• **EXERCISE**: Below is a block of data; give all of it again word for word.

• **RECORDED DATA**:
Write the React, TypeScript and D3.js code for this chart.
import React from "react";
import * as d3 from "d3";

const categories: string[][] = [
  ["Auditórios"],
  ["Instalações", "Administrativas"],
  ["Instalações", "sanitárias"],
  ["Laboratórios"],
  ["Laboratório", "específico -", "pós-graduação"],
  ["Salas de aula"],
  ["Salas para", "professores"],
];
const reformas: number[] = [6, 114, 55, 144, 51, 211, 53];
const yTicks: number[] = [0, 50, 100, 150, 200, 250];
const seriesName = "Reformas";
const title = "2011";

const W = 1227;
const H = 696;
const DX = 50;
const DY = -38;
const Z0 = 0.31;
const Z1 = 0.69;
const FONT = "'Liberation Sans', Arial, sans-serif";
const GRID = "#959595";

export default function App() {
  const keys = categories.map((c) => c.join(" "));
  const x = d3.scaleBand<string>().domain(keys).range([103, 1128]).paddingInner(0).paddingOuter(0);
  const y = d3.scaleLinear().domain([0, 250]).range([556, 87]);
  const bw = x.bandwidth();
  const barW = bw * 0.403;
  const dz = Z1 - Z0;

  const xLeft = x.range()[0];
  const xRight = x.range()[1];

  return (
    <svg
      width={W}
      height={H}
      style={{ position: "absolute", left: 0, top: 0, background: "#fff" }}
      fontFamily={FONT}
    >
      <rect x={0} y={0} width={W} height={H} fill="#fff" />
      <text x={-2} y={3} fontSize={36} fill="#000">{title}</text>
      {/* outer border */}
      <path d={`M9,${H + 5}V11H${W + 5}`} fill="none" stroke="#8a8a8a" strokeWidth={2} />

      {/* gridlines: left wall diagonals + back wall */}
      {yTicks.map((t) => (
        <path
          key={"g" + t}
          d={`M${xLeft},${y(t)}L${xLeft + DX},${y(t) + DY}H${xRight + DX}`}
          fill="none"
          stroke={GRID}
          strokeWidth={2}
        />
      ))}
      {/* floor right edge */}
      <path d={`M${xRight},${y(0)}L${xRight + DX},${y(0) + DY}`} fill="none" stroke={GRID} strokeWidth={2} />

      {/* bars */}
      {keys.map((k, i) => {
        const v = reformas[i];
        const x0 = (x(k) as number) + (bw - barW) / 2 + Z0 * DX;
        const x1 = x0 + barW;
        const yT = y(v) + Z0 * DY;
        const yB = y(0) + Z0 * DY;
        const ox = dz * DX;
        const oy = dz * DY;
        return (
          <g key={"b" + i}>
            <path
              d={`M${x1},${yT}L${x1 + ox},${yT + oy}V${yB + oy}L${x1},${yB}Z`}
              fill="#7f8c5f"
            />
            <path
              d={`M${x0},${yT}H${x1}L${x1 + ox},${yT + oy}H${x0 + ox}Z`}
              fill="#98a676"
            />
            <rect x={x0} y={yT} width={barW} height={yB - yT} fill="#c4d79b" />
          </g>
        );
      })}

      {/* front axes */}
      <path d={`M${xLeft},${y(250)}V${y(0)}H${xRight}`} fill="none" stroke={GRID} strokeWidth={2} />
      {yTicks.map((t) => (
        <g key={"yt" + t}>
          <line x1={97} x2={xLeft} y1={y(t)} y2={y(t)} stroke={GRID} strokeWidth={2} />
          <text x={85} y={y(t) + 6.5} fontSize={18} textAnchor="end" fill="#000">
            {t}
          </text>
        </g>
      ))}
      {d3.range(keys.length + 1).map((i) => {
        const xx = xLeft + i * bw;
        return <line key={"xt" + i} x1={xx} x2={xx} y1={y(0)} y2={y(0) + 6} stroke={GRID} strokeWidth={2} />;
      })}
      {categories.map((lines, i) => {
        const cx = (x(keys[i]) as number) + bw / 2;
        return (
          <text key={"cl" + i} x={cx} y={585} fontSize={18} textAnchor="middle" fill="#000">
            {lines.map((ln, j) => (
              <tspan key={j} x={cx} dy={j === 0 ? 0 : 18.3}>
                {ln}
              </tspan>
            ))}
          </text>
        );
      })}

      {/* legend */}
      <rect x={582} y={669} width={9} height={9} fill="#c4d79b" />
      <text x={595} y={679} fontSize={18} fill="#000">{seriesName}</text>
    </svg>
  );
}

• **THE ANSWER**:
Write the React, TypeScript and D3.js code for this chart.
import React from "react";
import * as d3 from "d3";

const categories: string[][] = [
  ["Auditórios"],
  ["Instalações", "Administrativas"],
  ["Instalações", "sanitárias"],
  ["Laboratórios"],
  ["Laboratório", "específico -", "pós-graduação"],
  ["Salas de aula"],
  ["Salas para", "professores"],
];
const reformas: number[] = [6, 114, 55, 144, 51, 211, 53];
const yTicks: number[] = [0, 50, 100, 150, 200, 250];
const seriesName = "Reformas";
const title = "2011";

const W = 1227;
const H = 696;
const DX = 50;
const DY = -38;
const Z0 = 0.31;
const Z1 = 0.69;
const FONT = "'Liberation Sans', Arial, sans-serif";
const GRID = "#959595";

export default function App() {
  const keys = categories.map((c) => c.join(" "));
  const x = d3.scaleBand<string>().domain(keys).range([103, 1128]).paddingInner(0).paddingOuter(0);
  const y = d3.scaleLinear().domain([0, 250]).range([556, 87]);
  const bw = x.bandwidth();
  const barW = bw * 0.403;
  const dz = Z1 - Z0;

  const xLeft = x.range()[0];
  const xRight = x.range()[1];

  return (
    <svg
      width={W}
      height={H}
      style={{ position: "absolute", left: 0, top: 0, background: "#fff" }}
      fontFamily={FONT}
    >
      <rect x={0} y={0} width={W} height={H} fill="#fff" />
      <text x={-2} y={3} fontSize={36} fill="#000">{title}</text>
      {/* outer border */}
      <path d={`M9,${H + 5}V11H${W + 5}`} fill="none" stroke="#8a8a8a" strokeWidth={2} />

      {/* gridlines: left wall diagonals + back wall */}
      {yTicks.map((t) => (
        <path
          key={"g" + t}
          d={`M${xLeft},${y(t)}L${xLeft + DX},${y(t) + DY}H${xRight + DX}`}
          fill="none"
          stroke={GRID}
          strokeWidth={2}
        />
      ))}
      {/* floor right edge */}
      <path d={`M${xRight},${y(0)}L${xRight + DX},${y(0) + DY}`} fill="none" stroke={GRID} strokeWidth={2} />

      {/* bars */}
      {keys.map((k, i) => {
        const v = reformas[i];
        const x0 = (x(k) as number) + (bw - barW) / 2 + Z0 * DX;
        const x1 = x0 + barW;
        const yT = y(v) + Z0 * DY;
        const yB = y(0) + Z0 * DY;
        const ox = dz * DX;
        const oy = dz * DY;
        return (
          <g key={"b" + i}>
            <path
              d={`M${x1},${yT}L${x1 + ox},${yT + oy}V${yB + oy}L${x1},${yB}Z`}
              fill="#7f8c5f"
            />
            <path
              d={`M${x0},${yT}H${x1}L${x1 + ox},${yT + oy}H${x0 + ox}Z`}
              fill="#98a676"
            />
            <rect x={x0} y={yT} width={barW} height={yB - yT} fill="#c4d79b" />
          </g>
        );
      })}

      {/* front axes */}
      <path d={`M${xLeft},${y(250)}V${y(0)}H${xRight}`} fill="none" stroke={GRID} strokeWidth={2} />
      {yTicks.map((t) => (
        <g key={"yt" + t}>
          <line x1={97} x2={xLeft} y1={y(t)} y2={y(t)} stroke={GRID} strokeWidth={2} />
          <text x={85} y={y(t) + 6.5} fontSize={18} textAnchor="end" fill="#000">
            {t}
          </text>
        </g>
      ))}
      {d3.range(keys.length + 1).map((i) => {
        const xx = xLeft + i * bw;
        return <line key={"xt" + i} x1={xx} x2={xx} y1={y(0)} y2={y(0) + 6} stroke={GRID} strokeWidth={2} />;
      })}
      {categories.map((lines, i) => {
        const cx = (x(keys[i]) as number) + bw / 2;
        return (
          <text key={"cl" + i} x={cx} y={585} fontSize={18} textAnchor="middle" fill="#000">
            {lines.map((ln, j) => (
              <tspan key={j} x={cx} dy={j === 0 ? 0 : 18.3}>
                {ln}
              </tspan>
            ))}
          </text>
        );
      })}

      {/* legend */}
      <rect x={582} y={669} width={9} height={9} fill="#c4d79b" />
      <text x={595} y={679} fontSize={18} fill="#000">{seriesName}</text>
    </svg>
  );
}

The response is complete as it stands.